Material:

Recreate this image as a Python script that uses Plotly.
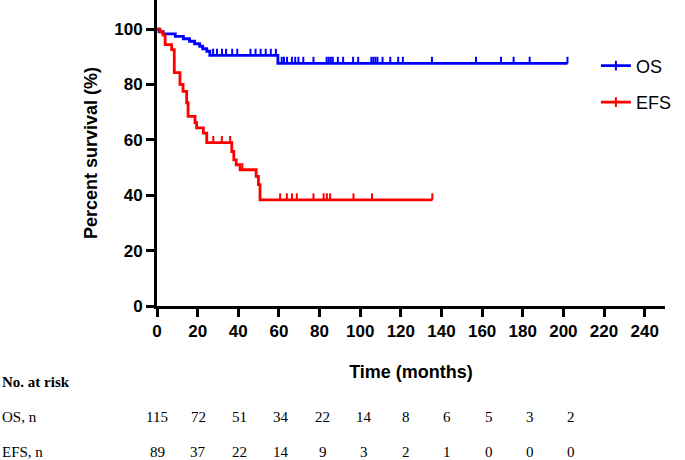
import numpy as np
import plotly.graph_objects as go

# ---------------- data ----------------
os_times = [0, 1, 3, 9, 13, 16, 18.5, 21, 22.5, 24.5, 26, 59.5, 202]
os_surv = [100, 99.1, 98.3, 97.4, 96.5, 95.6, 94.7, 93.8, 92.9, 92.0, 90.5, 87.6, 87.6]
os_censor = [27.6, 29.5, 32, 34, 37, 39.5, 46, 48.5, 51, 53.5, 56, 58.5, 61.4, 62.5, 64,
             66.4, 68, 69.6, 72, 77, 83.5, 84.5, 85.5, 86.5, 89, 91.6, 96.5, 99, 105.5,
             106.5, 107.5, 108.5, 111, 114.8, 118.7, 121, 135.3, 157, 169.3, 175.5, 183.4, 202]

efs_times = [0, 1.5, 3, 4, 7.2, 8.5, 11.3, 12.8, 14.6, 15.3, 18.7, 19.5, 22.8, 24.5,
             36.8, 37.8, 39, 40.9, 48.8, 49.9, 50.7, 135.5]
efs_surv = [100, 98.9, 97.8, 94.4, 92.6, 84.3, 80, 77.5, 73.4, 68.5, 66.2, 64.3, 62.4, 59.0,
            55.8, 52.8, 51, 49.2, 46.8, 43.8, 38.3, 38.3]
efs_censor = [27.7, 31.9, 36, 42, 60.6, 63.9, 66.4, 68.8, 77, 82, 83.6, 85.2, 96.7, 105.8, 135.5]

risk_times = [0, 20, 40, 60, 80, 100, 120, 140, 160, 180, 200]
os_risk = [115, 72, 51, 34, 22, 14, 8, 6, 5, 3, 2]
efs_risk = [89, 37, 22, 14, 9, 3, 2, 1, 0, 0, 0]

BLUE = "#0000FF"
RED = "#FF0000"


def surv_at(times, surv, t):
    idx = np.searchsorted(np.array(times), np.array(t), side="right") - 1
    return list(np.array(surv)[idx])


fig = go.Figure()


def add_curve(times, surv, censor, color, name):
    fig.add_trace(go.Scatter(x=times, y=surv, mode="lines", line=dict(color=color, width=2.8, shape="hv"),
                             showlegend=False, hoverinfo="skip"))
    cy = surv_at(times, surv, censor)
    fig.add_trace(go.Scatter(x=censor, y=cy, mode="markers", marker=dict(size=1, color=color),
                             error_y=dict(type="data", symmetric=False, array=[2.4] * len(censor),
                                          arrayminus=[0] * len(censor), width=0, thickness=2, color=color),
                             showlegend=False, hoverinfo="skip"))
    fig.add_trace(go.Scatter(x=[None], y=[None], mode="lines+markers", name=name, legendgroup=name,
                             line=dict(color=color, width=2.8),
                             marker=dict(symbol="line-ns-open", size=7, line=dict(color=color, width=2))))


add_curve(os_times, os_surv, os_censor, BLUE, "OS")
add_curve(efs_times, efs_surv, efs_censor, RED, "EFS")

axis_font = dict(family="Liberation Sans, Arial", size=17, color="black", weight="bold")

fig.update_xaxes(range=[0, 250], tickvals=list(range(0, 241, 20)), showline=True, linewidth=3,
                 linecolor="black", ticks="outside", ticklen=8, tickwidth=3, tickcolor="black",
                 showgrid=False, zeroline=False, tickfont=axis_font, automargin=False,
                 title=dict(text="Time (months)", font=dict(family="Liberation Sans, Arial", size=18,
                                                             color="black", weight="bold"), standoff=25))
fig.update_yaxes(range=[0, 110.5], tickvals=list(range(0, 101, 20)), showline=True, linewidth=3,
                 linecolor="black", ticks="outside", ticklen=8, tickwidth=3, tickcolor="black",
                 showgrid=False, zeroline=False, tickfont=axis_font, automargin=False,
                 title=dict(text="Percent survival (%)", font=dict(family="Liberation Sans, Arial", size=18,
                                                                    color="black", weight="bold"), standoff=12))

serif = "Liberation Serif, Times New Roman"
ann = []
ann.append(dict(text="<b>No. at risk</b>", x=-0.309, y=-0.248, xref="paper", yref="paper",
                xanchor="left", yanchor="middle", showarrow=False, font=dict(family=serif, size=15, color="black")))
ann.append(dict(text="OS, n", x=-0.309, y=-0.363, xref="paper", yref="paper",
                xanchor="left", yanchor="middle", showarrow=False, font=dict(family=serif, size=15, color="black")))
ann.append(dict(text="EFS, n", x=-0.309, y=-0.477, xref="paper", yref="paper",
                xanchor="left", yanchor="middle", showarrow=False, font=dict(family=serif, size=15, color="black")))
for i, (t, v) in enumerate(zip(risk_times, os_risk)):
    ann.append(dict(text=str(v), x=t, y=-0.363, xref="x", yref="paper", xanchor="center", yanchor="middle",
                    xshift=0.8 * i, showarrow=False, font=dict(family=serif, size=15, color="black")))
for i, (t, v) in enumerate(zip(risk_times, efs_risk)):
    ann.append(dict(text=str(v), x=t, y=-0.477, xref="x", yref="paper", xanchor="center", yanchor="middle",
                    xshift=0.8 * i, showarrow=False, font=dict(family=serif, size=15, color="black")))

fig.update_layout(
    width=685, height=460,
    margin=dict(l=157, r=20, t=0, b=154),
    plot_bgcolor="white", paper_bgcolor="white",
    annotations=ann,
    legend=dict(x=0.864, y=0.845, xanchor="left", yanchor="top", bgcolor="rgba(0,0,0,0)",
                font=dict(family="Liberation Sans, Arial", size=18, color="black"),
                tracegroupgap=10, itemwidth=30),
)

fig.write_html("out.html", post_script="document.body.style.margin='0';",
               config={"displayModeBar": False})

Exercise brief:
Transcribe exactly, with no pictures, the lines running from the first line of the material through the line holding "import plotly.graph_objects as go".

Solution for this problem:
Recreate this image as a Python script that uses Plotly.
import numpy as np
import plotly.graph_objects as go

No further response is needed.